TASK STATEMENT.
Your job is to retype all of the data word for word, leaving every image out.

****

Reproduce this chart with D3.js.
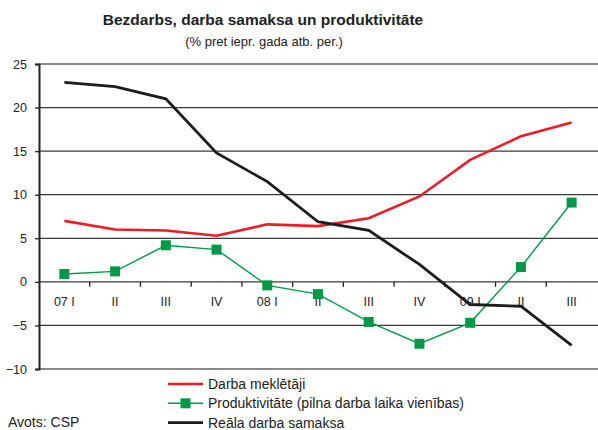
<!DOCTYPE html>
<html>
<head>
<meta charset="utf-8">
<script src="https://cdn.jsdelivr.net/npm/d3@7"></script>
<style>
  body { margin: 0; background: #fff; }
  svg { font-family: "Liberation Sans", Arial, sans-serif; }
</style>
</head>
<body>
<script>
// quarter labels
const quarters = ["07 I", "II", "III", "IV", "08 I", "II", "III", "IV", "09 I", "II", "III"];

// series values
const jobSeekers = [7.0, 6.0, 5.9, 5.3, 6.6, 6.4, 7.3, 9.8, 14.0, 16.7, 18.3];
const productivity = [0.9, 1.2, 4.2, 3.7, -0.4, -1.4, -4.6, -7.1, -4.7, 1.7, 9.1];
const realWages = [22.9, 22.4, 21.0, 14.8, 11.5, 6.9, 5.9, 2.0, -2.6, -2.8, -7.3];

const yTicks = [-10, -5, 0, 5, 10, 15, 20, 25];

const seriesNames = ["Darba meklētāji", "Produktivitāte (pilna darba laika vienības)", "Reāla darba samaksa"];

const red = "#ec1c24", green = "#009a46", black = "#1c1c1c";

const W = 598, H = 430;
const margin = {top: 64, left: 39, right: 1, bottom: 61};

const svg = d3.select("body").append("svg")
  .attr("width", W)
  .attr("height", H);

// scales
const x = d3.scaleBand()
  .domain(quarters.map((d, i) => i))
  .range([margin.left, 597]);

const y = d3.scaleLinear()
  .domain([-10, 25])
  .range([H - margin.bottom, margin.top]);

const cx = (i) => x(i) + x.bandwidth() / 2;

// title
svg.append("text")
  .attr("x", 263).attr("y", 25)
  .attr("text-anchor", "middle")
  .style("font-size", "15.5px")
  .style("font-weight", "bold")
  .attr("fill", "#222")
  .text("Bezdarbs, darba samaksa un produktivitāte");

svg.append("text")
  .attr("x", 264).attr("y", 46)
  .attr("text-anchor", "middle")
  .style("font-size", "13px")
  .attr("fill", "#222")
  .text("(% pret iepr. gada atb. per.)");

// gridlines
svg.selectAll(".grid")
  .data(yTicks)
  .enter()
  .append("line")
  .attr("class", "grid")
  .attr("x1", margin.left)
  .attr("x2", W)
  .attr("y1", d => y(d))
  .attr("y2", d => y(d))
  .attr("stroke", d => (d === 25 || d === -10) ? "#8a8a8a" : "#3a3a3a")
  .attr("stroke-width", d => (d === 25 || d === -10) ? 2 : 1.3);

// y axis
const yAxis = d3.axisLeft(y)
  .tickValues(yTicks)
  .tickSize(4)
  .tickPadding(8);

const yAxisG = svg.append("g")
  .attr("transform", `translate(${margin.left},0)`)
  .call(yAxis);

yAxisG.select(".domain").attr("stroke", "#222").attr("stroke-width", 2);
yAxisG.selectAll(".tick line").attr("stroke", "#222").attr("stroke-width", 1.3);
yAxisG.selectAll("text")
  .style("font-size", "12.5px")
  .style("font-family", "Liberation Sans, Arial, sans-serif")
  .attr("fill", "#222");

// x axis sitting on the zero line
const xAxisG = svg.append("g")
  .attr("transform", `translate(0,${y(0)})`);

xAxisG.selectAll(".xtick")
  .data(quarters.slice(1).map((d, i) => i + 1))
  .enter()
  .append("line")
  .attr("x1", d => x(d))
  .attr("x2", d => x(d))
  .attr("y1", 0)
  .attr("y2", 5)
  .attr("stroke", "#222")
  .attr("stroke-width", 1.3);

xAxisG.selectAll(".xlabel")
  .data(quarters)
  .enter()
  .append("text")
  .attr("x", (d, i) => cx(i))
  .attr("y", 24)
  .attr("text-anchor", "middle")
  .style("font-size", "12.5px")
  .attr("fill", "#222")
  .text(d => d);

// lines
const line = d3.line()
  .x((d, i) => cx(i))
  .y(d => y(d));

svg.append("path")
  .datum(jobSeekers)
  .attr("d", line)
  .attr("fill", "none")
  .attr("stroke", red)
  .attr("stroke-width", 2.6);

svg.append("path")
  .datum(productivity)
  .attr("d", line)
  .attr("fill", "none")
  .attr("stroke", green)
  .attr("stroke-width", 1.4);

svg.selectAll(".marker")
  .data(productivity)
  .enter()
  .append("rect")
  .attr("class", "marker")
  .attr("x", (d, i) => cx(i) - 5)
  .attr("y", d => y(d) - 5)
  .attr("width", 10)
  .attr("height", 10)
  .attr("fill", green);

svg.append("path")
  .datum(realWages)
  .attr("d", line)
  .attr("fill", "none")
  .attr("stroke", black)
  .attr("stroke-width", 2.8);

// legend
const legendColors = [red, green, black];
const legend = svg.selectAll(".legend")
  .data(seriesNames)
  .enter()
  .append("g")
  .attr("class", "legend")
  .attr("transform", (d, i) => `translate(168, ${384 + i * 19.3})`);

legend.append("line")
  .attr("x1", 0).attr("x2", 35)
  .attr("y1", 0).attr("y2", 0)
  .attr("stroke", (d, i) => legendColors[i])
  .attr("stroke-width", (d, i) => i === 1 ? 1.4 : 2.6);

legend.filter((d, i) => i === 1)
  .append("rect")
  .attr("x", 12.5).attr("y", -5)
  .attr("width", 10).attr("height", 10)
  .attr("fill", green);

legend.append("text")
  .attr("x", 40)
  .attr("y", 5)
  .style("font-size", "14px")
  .attr("fill", "#222")
  .text(d => d);

// source note
svg.append("text")
  .attr("x", 8)
  .attr("y", 427)
  .style("font-size", "14px")
  .attr("fill", "#222")
  .text("Avots: CSP");
</script>
</body>
</html>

****

RESPONSE BELOW.
Reproduce this chart with D3.js.
<!DOCTYPE html>
<html>
<head>
<meta charset="utf-8">
<script src="https://cdn.jsdelivr.net/npm/d3@7"></script>
<style>
  body { margin: 0; background: #fff; }
  svg { font-family: "Liberation Sans", Arial, sans-serif; }
</style>
</head>
<body>
<script>
// quarter labels
const quarters = ["07 I", "II", "III", "IV", "08 I", "II", "III", "IV", "09 I", "II", "III"];

// series values
const jobSeekers = [7.0, 6.0, 5.9, 5.3, 6.6, 6.4, 7.3, 9.8, 14.0, 16.7, 18.3];
const productivity = [0.9, 1.2, 4.2, 3.7, -0.4, -1.4, -4.6, -7.1, -4.7, 1.7, 9.1];
const realWages = [22.9, 22.4, 21.0, 14.8, 11.5, 6.9, 5.9, 2.0, -2.6, -2.8, -7.3];

const yTicks = [-10, -5, 0, 5, 10, 15, 20, 25];

const seriesNames = ["Darba meklētāji", "Produktivitāte (pilna darba laika vienības)", "Reāla darba samaksa"];

const red = "#ec1c24", green = "#009a46", black = "#1c1c1c";

const W = 598, H = 430;
const margin = {top: 64, left: 39, right: 1, bottom: 61};

const svg = d3.select("body").append("svg")
  .attr("width", W)
  .attr("height", H);

// scales
const x = d3.scaleBand()
  .domain(quarters.map((d, i) => i))
  .range([margin.left, 597]);

const y = d3.scaleLinear()
  .domain([-10, 25])
  .range([H - margin.bottom, margin.top]);

const cx = (i) => x(i) + x.bandwidth() / 2;

// title
svg.append("text")
  .attr("x", 263).attr("y", 25)
  .attr("text-anchor", "middle")
  .style("font-size", "15.5px")
  .style("font-weight", "bold")
  .attr("fill", "#222")
  .text("Bezdarbs, darba samaksa un produktivitāte");

svg.append("text")
  .attr("x", 264).attr("y", 46)
  .attr("text-anchor", "middle")
  .style("font-size", "13px")
  .attr("fill", "#222")
  .text("(% pret iepr. gada atb. per.)");

// gridlines
svg.selectAll(".grid")
  .data(yTicks)
  .enter()
  .append("line")
  .attr("class", "grid")
  .attr("x1", margin.left)
  .attr("x2", W)
  .attr("y1", d => y(d))
  .attr("y2", d => y(d))
  .attr("stroke", d => (d === 25 || d === -10) ? "#8a8a8a" : "#3a3a3a")
  .attr("stroke-width", d => (d === 25 || d === -10) ? 2 : 1.3);

// y axis
const yAxis = d3.axisLeft(y)
  .tickValues(yTicks)
  .tickSize(4)
  .tickPadding(8);

const yAxisG = svg.append("g")
  .attr("transform", `translate(${margin.left},0)`)
  .call(yAxis);

yAxisG.select(".domain").attr("stroke", "#222").attr("stroke-width", 2);
yAxisG.selectAll(".tick line").attr("stroke", "#222").attr("stroke-width", 1.3);
yAxisG.selectAll("text")
  .style("font-size", "12.5px")
  .style("font-family", "Liberation Sans, Arial, sans-serif")
  .attr("fill", "#222");

// x axis sitting on the zero line
const xAxisG = svg.append("g")
  .attr("transform", `translate(0,${y(0)})`);

xAxisG.selectAll(".xtick")
  .data(quarters.slice(1).map((d, i) => i + 1))
  .enter()
  .append("line")
  .attr("x1", d => x(d))
  .attr("x2", d => x(d))
  .attr("y1", 0)
  .attr("y2", 5)
  .attr("stroke", "#222")
  .attr("stroke-width", 1.3);

xAxisG.selectAll(".xlabel")
  .data(quarters)
  .enter()
  .append("text")
  .attr("x", (d, i) => cx(i))
  .attr("y", 24)
  .attr("text-anchor", "middle")
  .style("font-size", "12.5px")
  .attr("fill", "#222")
  .text(d => d);

// lines
const line = d3.line()
  .x((d, i) => cx(i))
  .y(d => y(d));

svg.append("path")
  .datum(jobSeekers)
  .attr("d", line)
  .attr("fill", "none")
  .attr("stroke", red)
  .attr("stroke-width", 2.6);

svg.append("path")
  .datum(productivity)
  .attr("d", line)
  .attr("fill", "none")
  .attr("stroke", green)
  .attr("stroke-width", 1.4);

svg.selectAll(".marker")
  .data(productivity)
  .enter()
  .append("rect")
  .attr("class", "marker")
  .attr("x", (d, i) => cx(i) - 5)
  .attr("y", d => y(d) - 5)
  .attr("width", 10)
  .attr("height", 10)
  .attr("fill", green);

svg.append("path")
  .datum(realWages)
  .attr("d", line)
  .attr("fill", "none")
  .attr("stroke", black)
  .attr("stroke-width", 2.8);

// legend
const legendColors = [red, green, black];
const legend = svg.selectAll(".legend")
  .data(seriesNames)
  .enter()
  .append("g")
  .attr("class", "legend")
  .attr("transform", (d, i) => `translate(168, ${384 + i * 19.3})`);

legend.append("line")
  .attr("x1", 0).attr("x2", 35)
  .attr("y1", 0).attr("y2", 0)
  .attr("stroke", (d, i) => legendColors[i])
  .attr("stroke-width", (d, i) => i === 1 ? 1.4 : 2.6);

legend.filter((d, i) => i === 1)
  .append("rect")
  .attr("x", 12.5).attr("y", -5)
  .attr("width", 10).attr("height", 10)
  .attr("fill", green);

legend.append("text")
  .attr("x", 40)
  .attr("y", 5)
  .style("font-size", "14px")
  .attr("fill", "#222")
  .text(d => d);

// source note
svg.append("text")
  .attr("x", 8)
  .attr("y", 427)
  .style("font-size", "14px")
  .attr("fill", "#222")
  .text("Avots: CSP");
</script>
</body>
</html>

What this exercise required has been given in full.